A proposal to abolish the special tax breaks that benefit rich foreigners who place their funds in Swiss banks achieved mixed results yesterday, with the two cantons failing to agree on the future of the system.
According to the official results, which were published late last night, 33.5% of the voters in the canton of Basel-Landschaft approved the abolishment of the tax break, while those in Bern—which includes the village of Gstaad, popular location for wealthy expatriates—rejected it. Basel-Landschaft now joins three other cantons that have eradicated the tax breaks.
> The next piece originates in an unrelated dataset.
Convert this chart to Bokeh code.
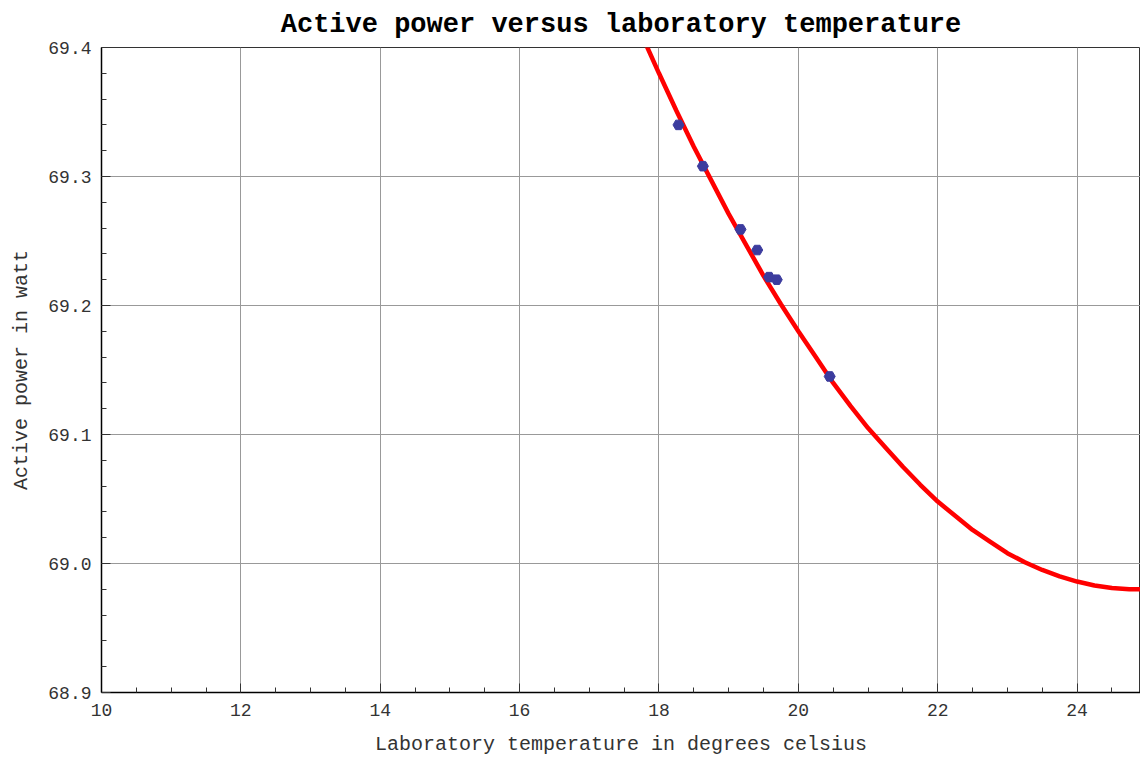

While Bern did reject the tax break proposals, 53 per cent of voters agreed to introduce a minimum tax level of SFr400,000 ($432,000).
The proposed system will entail that foreigners living in Switzerland will be required to pay a lump tax sum that is calculated not on their earnings but according to the basis of their spending in Switzerland. While voters in the canton of Basel-Landschaft approved these measures, it was noted that very few of the expatriates residing in this area of the country currently benefit from the tax break and will therefore not be impacted if the proposals are implemented.
Swiss voters were also asked to vote on the country’s smoking laws yesterday and all 26 cantons participated in the referendum, which was aimed at improving the existing laws that govern smoking in public places. Two in three voters rejected the referendum.